Day 38 – When a piece of you goes missing, slow down!


Well, it’s been a hell of a week. However, I was able to find some perspective to put it all into that makes things not so terrible.

Saturday, I had a kitchen accident and sliced off a good chunk of my finger clean off while trying to slice potatoes with a mandolin. 

This is where I make sure to add a PSA about mandolins. Those suckers are sharp, and unforgiving. Don’t forget to use the guard that comes with it. Your fingers will thank you! 

You haven’t lived until you have had to dig a part of yourself out of a pile of sliced potatoes. Ugh!

Anyway, after the ER visit, and another visit to a clinic for an initial dressing change, I’m changing the dressing on my now shorter finger. The good news is there isn’t a lot of pain, and the Dr said it would mostly grow back.

There are a few take-aways I’ve obtained from this whole experience:

First, losing the end of a finger is not as painful as giving birth. Not even close.

Second, there are all kinds of ways to persevere in the face of adversity. If it looks like it might be too hard, try it anyway.

Third, If you don’t slow down, the Universe will do it for you. If I hadn’t been in such a hurry, I’d have paid better attention to what I was doing and part of me wouldn’t have gone missing. 

Having the index finger of your dominant hand messed up is a good way to throw a big wrench in your machine. I can type close to 70 WPM, when not somewhat incapacitated. So now I type a little slower.

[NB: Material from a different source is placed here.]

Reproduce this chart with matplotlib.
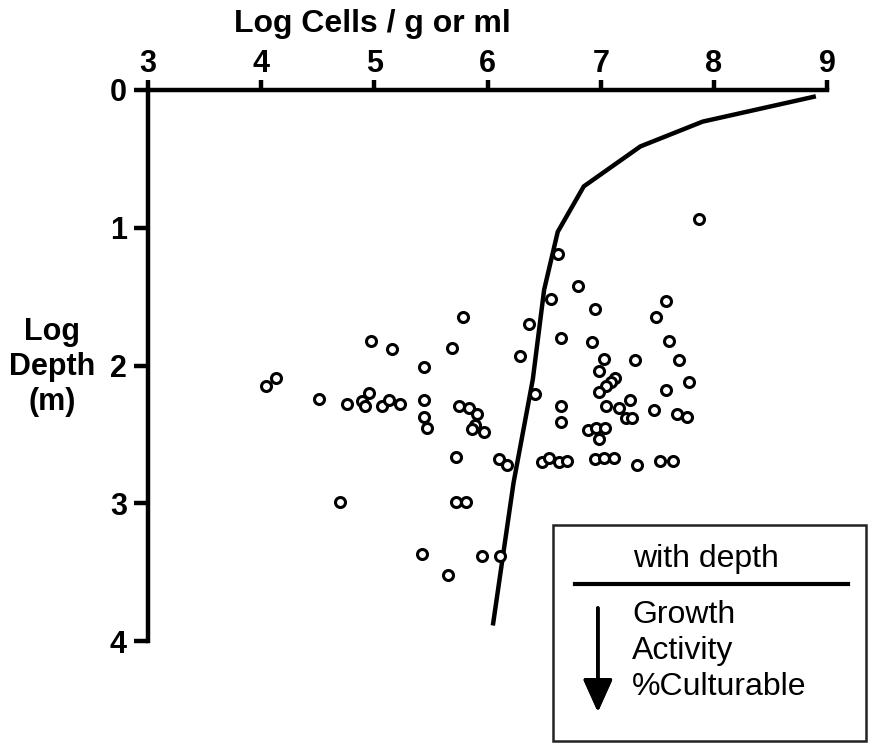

I do everything a little slower.

I decided to go out for sushi tonight, and

Yummy Dragon Roll!

then I realized that eating it was going to be tough going. But. It seems to have turned out ok. I like to eat my sushi slower anyway. 

Here’s hoping you are all well and whole. Don’t be like me and go too fast. Blessings all! 

A New Goal – Something to Hang on to


Happy New Year!

A little late in my New Year’s greeting, I know. However, it’s been one heck of a busy time for this little sparrow. Really, the whole of 2014 was a year on the run. I’m generally not given to making resolutions or predictions for the new year, but for 2015 I will make a giant exception and make a goal. A large one.bullshit

Why? Because I’m fed up. Cooked. Tired. Exhausted. Ready to move on. And five billion different other reasons I won’t bore you with.

In 2014, I mostly had good success at both of my jobs, though I ran like a fool trying to get to them both. In December, I took on working extra hours at the Big Red Box Store, so I was working 7 days a week somewhere. In October I was promoted at the Cube Farm, but I was gifted with the news that my Ex was also promoted to the same department. While he and I keep it professional at work, it’s still very wearing and stressful to have to trade emails and attend daily meetings with him. On top of that, the leadership for this job was pretty absent, and the training was horrific. Suffice it to say I’ve been pretty miserable at the Cube Farm these last few months.

So, I applied for a new job with a new company and was accepted. I took a bit of a pay cut, but they pay better for benefits so it will balance out. My last day at the Cube Farm was Friday, after working there for 15+ years, and I feel as though a huge weight has been lifted off of my shoulders. I start my new job on Tuesday (more about that in a future post), and I feel like I am running full speed ahead into my future, giggling like a kid playing in the sunshine.

This is an item I can check off of my bucket list – New Job. Mission accomplished!

Previously, I didn’t really make goals for the new year, because my overriding goal every day was just to make sure I was surviving and getting the kids what they needed until they were launched into their own lives. After Younger Son graduated from high school and left home for the military, I felt kind of adrift without any daily reason to get out of bed. I’ve pulled myself back together now, and have had one thought in my mind that won’t go away:

I want to move away.

Yep, that’s right. It’s time for me to pick my nest up and move it to a happier, nicer place. Minot has been a good home to me and my family, but it’s really gone down hill. Not only is it expensive to live here, but the crime has become awful. I’m looking to decelerate, and be closer to my brother and his family. This will mean moving away from the vast majority of my friends, but that’s what email, phone and Facebook are for. I can’t wait to see my little albatross of a fixer-upper house and find a nice apartment to dwell in. No maintenance, and no extra expenses. No shoveling snow or worry that my sidewalk is too icy for the mail man. I want to decelerate in my life so I can stop and smell the roses, and that means moving myself into a position where there is less to worry about.

The good news is that this job I took has offices in Grand Forks, and there will be potential to transfer! I can transfer with the Big Red Box Store too. I feel like I’ve taken the first baby step into my future by accepting this new job.

Here’s the better news: My Flirt wants to go with me! Moving to Grand Forks means he will be that much closer to family and friends as well. We will be kind of in the middle of everyone, which is a good thing.

Moving away has become the new thing I hang on to every day. It’s the thing that motivates me, and helps me get my priorities straight. I’ve got a long road between here and there, but I’ll make it.